Lusaka, Zambia - U.S. trade and development officials held in-depth discussions today with officials from the Common Market for Eastern and Southern Africa (COMESA) to review progress on their work together under the U.S.-COMESA Trade and Investment Framework Agreement (TIFA). This was the sixth high-level meeting under the TIFA, which provides a forum for advancing cooperation on trade and investment issues between the United States and COMESA.
Assistant U.S. Trade Representative for Africa Florizelle Liser and COMESA Secretary-General Sindiso Ngwenya co-chaired the day-long meeting, which examined collaborative efforts such as work on implementation of the African Growth and Opportunity Act (AGOA), cooperation in the World Trade Organization, trade capacity building, and issues related to biotechnology, investment, and the business environment. The two sides also discussed aspects of the Obama Administration's unfolding plans for promoting global food security, especially how these efforts might best promote greater regional agricultural trade in the COMESA region.
"COMESA has been a leader in sub-Saharan Africa in advancing regional economic integration and greater intra-African trade," said Liser. "COMESA is an important partner on trade and development issues, and the U.S. Government has supported its efforts to create a unified regional market among its members and to use trade to bolster economic development. Today's meeting provided an opportunity to review our progress on issues such as AGOA and two-way trade and investment, as well as to deepen our partnership on increasingly important topics such as biotechnology development and trade policies and the trade-related aspects of food security."
In addition to officials from USTR, the U.S. delegation to the meeting in Lusaka included U.S. Ambassador to Zambia Donald Booth, who is also the U.S. Special Representative to COMESA, and officials from the U.S. Department of State, the U.S. Department of Agriculture, and the U.S. Agency for International Development.
COMESA, with 19 member states, is the largest regional economic organization in Africa. The United States and COMESA signed a TIFA in October 2001 and have held six high-level meetings under the TIFA since then, including the meeting that took place in Lusaka on November 2.
Total two-way trade between the United States and the member countries of COMESA in the first eight months of 2009 was valued at $8.6 billion, down 27 percent from the corresponding period in 2008, reflecting the global economic crisis. This compares to a 29 percent drop in U.S. trade with the world during the same period. The leading U.S. exports to the COMESA region are cereals, machinery (including electrical), aircraft, motor vehicles, optical and medical instruments, and mineral fuels. U.S. imports from COMESA countries include oil, apparel, coffee, cereals, oleaginous nuts/fruits, and precious stones. Fourteen COMESA countries are eligible for benefits under AGOA. In the first eight months of 2009, U.S. imports from COMESA countries under AGOA and the Generalized System of Preferences were valued at $637 million, down seven percent from the same period in 2008.

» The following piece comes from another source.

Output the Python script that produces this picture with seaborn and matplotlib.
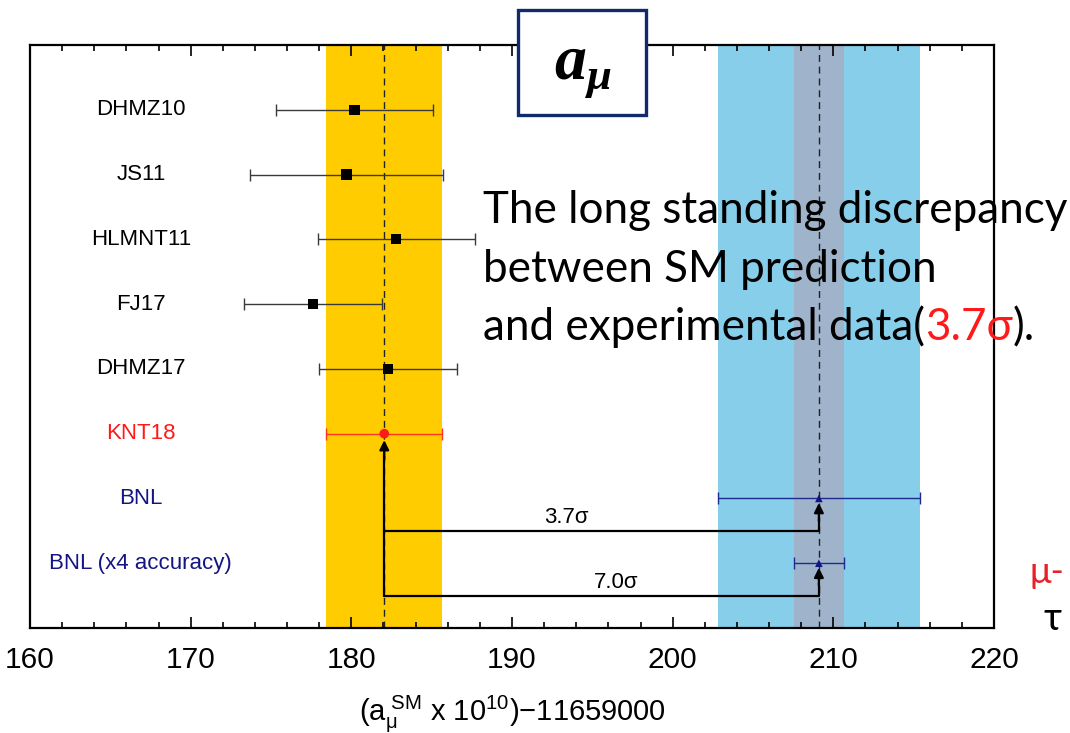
import numpy as np
import pandas as pd
import matplotlib
matplotlib.use("Agg")
import matplotlib.pyplot as plt
import seaborn as sns
from matplotlib.patches import Rectangle
from matplotlib.ticker import MultipleLocator

# Muon g-2: SM evaluations vs BNL measurement
labels = ["DHMZ10", "JS11", "HLMNT11", "FJ17", "DHMZ17", "KNT18",
          "BNL", "BNL (x4 accuracy)"]
values = [180.2, 179.7, 182.8, 177.6, 182.3, 182.05, 209.1, 209.1]
errors = [4.9, 6.0, 4.9, 4.3, 4.3, 3.6, 6.3, 1.575]
groups = ["SM"] * 5 + ["KNT18"] + ["BNL"] * 2
sigma_labels = ["3.7σ", "7.0σ"]
x_ticks = [160, 170, 180, 190, 200, 210, 220]

df = pd.DataFrame({"label": labels, "value": values, "error": errors,
                   "group": groups, "row": np.arange(1, len(labels) + 1)})

sns.set_theme(style="white")
plt.rcParams["font.family"] = ["Liberation Sans", "DejaVu Sans"]
plt.rcParams["text.color"] = "black"
plt.rcParams["xtick.color"] = "black"
plt.rcParams["axes.labelcolor"] = "black"
plt.rcParams["mathtext.fontset"] = "custom"
plt.rcParams["mathtext.rm"] = "Liberation Sans"
plt.rcParams["mathtext.it"] = "Liberation Sans:italic"
plt.rcParams["mathtext.bf"] = "Liberation Serif:bold:italic"

W, H = 1070, 733
fig = plt.figure(figsize=(W / 100, H / 100), dpi=100)
fig.patch.set_facecolor("white")
ax = fig.add_axes([30 / W, 1 - 628 / H, 964 / W, 583 / H])

colors = {"SM": "black", "KNT18": "#ff1a1a", "BNL": "#141482"}
bar_colors = {"SM": "#3a3a3a", "KNT18": "#ff3322", "BNL": "#1f2a8f"}
markers = {"SM": "s", "KNT18": "o", "BNL": "^"}
sizes = {"SM": 55, "KNT18": 48, "BNL": 30}

# reference bands: KNT18 prediction and BNL measurement (full and x4 accuracy)
knt = df[df.label == "KNT18"].iloc[0]
bnl = df[df.label == "BNL"].iloc[0]
bnl4 = df[df.label == "BNL (x4 accuracy)"].iloc[0]
ax.axvspan(knt.value - knt.error, knt.value + knt.error, color="#ffcc00", lw=0, zorder=0)
ax.axvspan(bnl.value - bnl.error, bnl.value + bnl.error, color="#87ceeb", lw=0, zorder=0)
ax.axvspan(bnl4.value - bnl4.error, bnl4.value + bnl4.error, color="#9fb3ca", lw=0, zorder=0.5)
for v in (knt.value, bnl.value):
    ax.axvline(v, color="#222222", lw=1.0, ls=(0, (5, 3.5)), zorder=1)

# horizontal error bars
for g, sub in df.groupby("group"):
    ax.errorbar(sub.value, sub.row, xerr=sub.error, fmt="none",
                ecolor=bar_colors[g], elinewidth=1.0, capsize=4, capthick=1.0, zorder=3)

sns.scatterplot(data=df, x="value", y="row", hue="group", style="group",
                size="group", palette=colors, markers=markers, sizes=sizes,
                edgecolor="none", legend=False, ax=ax, zorder=5)

# row labels
for _, r in df.iterrows():
    ax.text(166.9, r.row, r.label, ha="center", va="center", fontsize=16,
            color=colors[r.group], zorder=6)

# significance brackets
arrow_kw = dict(arrowstyle="-|>", lw=1.6, color="black", mutation_scale=14,
                shrinkA=0, shrinkB=0)
ax.plot([knt.value, knt.value], [8.5, 6.3], color="black", lw=1.6, zorder=4)
ax.annotate("", xy=(knt.value, 6.1), xytext=(knt.value, 6.4), arrowprops=arrow_kw, zorder=4)
for yb, target, txt, tx in [(7.5, bnl, sigma_labels[0], 193.4), (8.5, bnl4, sigma_labels[1], 196.5)]:
    ax.plot([knt.value, target.value, target.value], [yb, yb, yb - 0.2],
            color="black", lw=1.6, zorder=4)
    ax.annotate("", xy=(target.value, target.row + 0.07), xytext=(target.value, yb - 0.15),
                arrowprops=arrow_kw, zorder=4)
    ax.text(tx, yb - 0.2, txt, ha="center", va="center", fontsize=16, zorder=6)

ax.set_xlim(160, 220)
ax.set_ylim(9, 0)
ax.set_yticks([])
ax.set_ylabel("")
ax.set_xticks(x_ticks)
ax.xaxis.set_minor_locator(MultipleLocator(2))
ax.tick_params(axis="x", which="both", direction="in", top=True, bottom=True,
               labelsize=21.5, pad=13, color="black", width=1.2)
ax.tick_params(axis="x", which="major", length=8)
ax.tick_params(axis="x", which="minor", length=4.5)
for s in ax.spines.values():
    s.set_color("black")
    s.set_linewidth(1.6)
ax.set_xlabel(r"(a$_{\mathrm{\mu}}^{\ \mathrm{SM}}$ x 10$^{10}$)$-$11659000",
              fontsize=21, labelpad=14)

# title box
fig.add_artist(Rectangle((518 / W, 1 - 115 / H), 128 / W, 105 / H,
                         transform=fig.transFigure, facecolor="white",
                         edgecolor="#102a6b", lw=2.4, zorder=10))
fig.text(583 / W, 1 - 79 / H, r"$\mathbf{a}_{\mathbf{\mu}}$", ha="center",
         va="baseline", fontsize=46, zorder=11)

# annotation text
note_font = ["Lato", "DejaVu Sans"]
fs = 31.7
fig.text(483 / W, 1 - 223 / H, "The long standing discrepancy", fontsize=fs,
         family=note_font, va="baseline", zorder=12)
fig.text(483 / W, 1 - 282 / H, "between SM prediction", fontsize=fs,
         family=note_font, va="baseline", zorder=12)

# third line: pieces laid end to end, the significance in red
renderer = fig.canvas.get_renderer()
x_px = 483
for piece, col in [("and experimental data(", "black"), ("3.7σ", "#ff1a1a"), (").", "black")]:
    t = fig.text(x_px / W, 1 - 340 / H, piece, fontsize=fs, family=note_font,
                 color=col, va="baseline", zorder=12)
    x_px += t.get_window_extent(renderer).width

# neighbouring slide labels at the right edge
fig.text(1030 / W, 1 - 583 / H, "μ-", fontsize=26, family=note_font,
         color="#e8202a", va="baseline", zorder=12)
fig.text(1044 / W, 1 - 630 / H, "τ", fontsize=28, family=note_font,
         color="black", va="baseline", zorder=12)

fig.savefig("out.png", dpi=100)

U.S. trade capacity building assistance for COMESA member countries totaled $161 million from FY06 through FY08. USAID's Regional Mission in East Africa has been providing direct funding and technical assistance to COMESA for work in trade and investment, infrastructure, and agriculture since 1998 and recently signed a $7.5 million agreement with COMESA. In addition, USAID's Global Competitiveness Hubs in Nairobi, Kenya and Gaborone, Botswana provide support for COMESA regional initiatives and for businesses in the COMESA region seeking to take advantage of trade opportunities provided under AGOA.